##### Data lines

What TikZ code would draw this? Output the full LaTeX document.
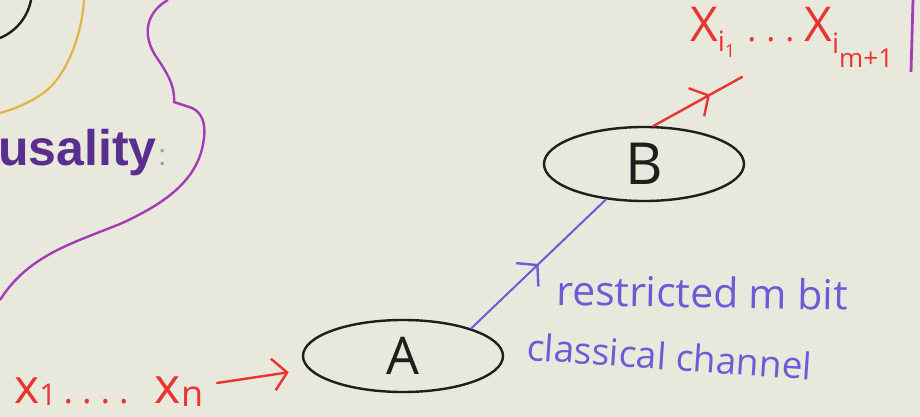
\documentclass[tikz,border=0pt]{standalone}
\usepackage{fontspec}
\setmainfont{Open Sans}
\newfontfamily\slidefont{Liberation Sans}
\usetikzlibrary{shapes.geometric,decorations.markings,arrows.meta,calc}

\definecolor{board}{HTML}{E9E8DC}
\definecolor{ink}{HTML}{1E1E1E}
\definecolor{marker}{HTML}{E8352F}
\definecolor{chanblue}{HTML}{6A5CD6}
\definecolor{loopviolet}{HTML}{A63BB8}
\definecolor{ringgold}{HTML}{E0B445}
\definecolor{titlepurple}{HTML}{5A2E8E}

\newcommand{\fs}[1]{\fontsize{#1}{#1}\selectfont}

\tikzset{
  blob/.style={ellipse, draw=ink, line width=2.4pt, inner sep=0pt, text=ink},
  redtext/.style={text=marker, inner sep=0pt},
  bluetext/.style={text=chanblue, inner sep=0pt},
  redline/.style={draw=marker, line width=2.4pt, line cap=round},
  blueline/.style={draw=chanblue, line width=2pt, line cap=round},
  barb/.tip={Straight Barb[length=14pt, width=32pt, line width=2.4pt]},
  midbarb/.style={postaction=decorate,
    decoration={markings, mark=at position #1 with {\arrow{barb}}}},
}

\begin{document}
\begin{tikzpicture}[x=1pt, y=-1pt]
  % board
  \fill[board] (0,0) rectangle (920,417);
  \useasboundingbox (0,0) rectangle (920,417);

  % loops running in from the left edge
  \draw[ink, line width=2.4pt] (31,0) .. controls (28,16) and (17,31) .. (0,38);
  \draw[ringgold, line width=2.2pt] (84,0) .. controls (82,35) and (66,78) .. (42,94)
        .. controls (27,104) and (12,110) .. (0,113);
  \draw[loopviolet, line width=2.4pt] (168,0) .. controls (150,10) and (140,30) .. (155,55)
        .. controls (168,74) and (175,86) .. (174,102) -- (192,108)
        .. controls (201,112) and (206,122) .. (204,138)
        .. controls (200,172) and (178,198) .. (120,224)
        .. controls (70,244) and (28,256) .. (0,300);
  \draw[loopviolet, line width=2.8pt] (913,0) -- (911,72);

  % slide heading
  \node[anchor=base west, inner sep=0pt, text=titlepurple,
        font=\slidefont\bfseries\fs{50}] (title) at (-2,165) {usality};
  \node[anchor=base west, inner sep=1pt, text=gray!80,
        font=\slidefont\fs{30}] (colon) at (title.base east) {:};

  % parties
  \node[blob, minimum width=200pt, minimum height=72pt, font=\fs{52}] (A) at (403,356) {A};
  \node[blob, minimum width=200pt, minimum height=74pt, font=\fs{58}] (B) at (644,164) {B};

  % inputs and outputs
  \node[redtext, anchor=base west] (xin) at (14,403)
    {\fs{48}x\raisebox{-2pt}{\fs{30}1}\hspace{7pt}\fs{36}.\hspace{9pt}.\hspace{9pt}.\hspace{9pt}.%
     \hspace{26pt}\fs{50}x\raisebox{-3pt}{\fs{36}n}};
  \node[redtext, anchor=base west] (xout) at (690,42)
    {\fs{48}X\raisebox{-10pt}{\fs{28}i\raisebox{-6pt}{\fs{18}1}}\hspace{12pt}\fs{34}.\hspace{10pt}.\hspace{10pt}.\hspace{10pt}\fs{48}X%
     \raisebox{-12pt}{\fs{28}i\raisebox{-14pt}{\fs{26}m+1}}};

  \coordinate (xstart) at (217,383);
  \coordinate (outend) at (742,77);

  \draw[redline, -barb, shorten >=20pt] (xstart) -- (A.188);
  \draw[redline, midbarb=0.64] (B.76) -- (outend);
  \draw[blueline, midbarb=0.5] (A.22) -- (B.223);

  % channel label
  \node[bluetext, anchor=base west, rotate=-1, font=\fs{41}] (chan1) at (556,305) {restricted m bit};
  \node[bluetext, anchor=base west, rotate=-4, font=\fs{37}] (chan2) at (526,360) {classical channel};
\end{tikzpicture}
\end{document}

##########

Job: Copy the material exactly. Do not include the pictures.

Task answer:
What TikZ code would draw this? Output the full LaTeX document.
\documentclass[tikz,border=0pt]{standalone}
\usepackage{fontspec}
\setmainfont{Open Sans}
\newfontfamily\slidefont{Liberation Sans}
\usetikzlibrary{shapes.geometric,decorations.markings,arrows.meta,calc}

\definecolor{board}{HTML}{E9E8DC}
\definecolor{ink}{HTML}{1E1E1E}
\definecolor{marker}{HTML}{E8352F}
\definecolor{chanblue}{HTML}{6A5CD6}
\definecolor{loopviolet}{HTML}{A63BB8}
\definecolor{ringgold}{HTML}{E0B445}
\definecolor{titlepurple}{HTML}{5A2E8E}

\newcommand{\fs}[1]{\fontsize{#1}{#1}\selectfont}

\tikzset{
  blob/.style={ellipse, draw=ink, line width=2.4pt, inner sep=0pt, text=ink},
  redtext/.style={text=marker, inner sep=0pt},
  bluetext/.style={text=chanblue, inner sep=0pt},
  redline/.style={draw=marker, line width=2.4pt, line cap=round},
  blueline/.style={draw=chanblue, line width=2pt, line cap=round},
  barb/.tip={Straight Barb[length=14pt, width=32pt, line width=2.4pt]},
  midbarb/.style={postaction=decorate,
    decoration={markings, mark=at position #1 with {\arrow{barb}}}},
}

\begin{document}
\begin{tikzpicture}[x=1pt, y=-1pt]
  % board
  \fill[board] (0,0) rectangle (920,417);
  \useasboundingbox (0,0) rectangle (920,417);

  % loops running in from the left edge
  \draw[ink, line width=2.4pt] (31,0) .. controls (28,16) and (17,31) .. (0,38);
  \draw[ringgold, line width=2.2pt] (84,0) .. controls (82,35) and (66,78) .. (42,94)
        .. controls (27,104) and (12,110) .. (0,113);
  \draw[loopviolet, line width=2.4pt] (168,0) .. controls (150,10) and (140,30) .. (155,55)
        .. controls (168,74) and (175,86) .. (174,102) -- (192,108)
        .. controls (201,112) and (206,122) .. (204,138)
        .. controls (200,172) and (178,198) .. (120,224)
        .. controls (70,244) and (28,256) .. (0,300);
  \draw[loopviolet, line width=2.8pt] (913,0) -- (911,72);

  % slide heading
  \node[anchor=base west, inner sep=0pt, text=titlepurple,
        font=\slidefont\bfseries\fs{50}] (title) at (-2,165) {usality};
  \node[anchor=base west, inner sep=1pt, text=gray!80,
        font=\slidefont\fs{30}] (colon) at (title.base east) {:};

  % parties
  \node[blob, minimum width=200pt, minimum height=72pt, font=\fs{52}] (A) at (403,356) {A};
  \node[blob, minimum width=200pt, minimum height=74pt, font=\fs{58}] (B) at (644,164) {B};

  % inputs and outputs
  \node[redtext, anchor=base west] (xin) at (14,403)
    {\fs{48}x\raisebox{-2pt}{\fs{30}1}\hspace{7pt}\fs{36}.\hspace{9pt}.\hspace{9pt}.\hspace{9pt}.%
     \hspace{26pt}\fs{50}x\raisebox{-3pt}{\fs{36}n}};
  \node[redtext, anchor=base west] (xout) at (690,42)
    {\fs{48}X\raisebox{-10pt}{\fs{28}i\raisebox{-6pt}{\fs{18}1}}\hspace{12pt}\fs{34}.\hspace{10pt}.\hspace{10pt}.\hspace{10pt}\fs{48}X%
     \raisebox{-12pt}{\fs{28}i\raisebox{-14pt}{\fs{26}m+1}}};

  \coordinate (xstart) at (217,383);
  \coordinate (outend) at (742,77);

  \draw[redline, -barb, shorten >=20pt] (xstart) -- (A.188);
  \draw[redline, midbarb=0.64] (B.76) -- (outend);
  \draw[blueline, midbarb=0.5] (A.22) -- (B.223);

  % channel label
  \node[bluetext, anchor=base west, rotate=-1, font=\fs{41}] (chan1) at (556,305) {restricted m bit};
  \node[bluetext, anchor=base west, rotate=-4, font=\fs{37}] (chan2) at (526,360) {classical channel};
\end{tikzpicture}
\end{document}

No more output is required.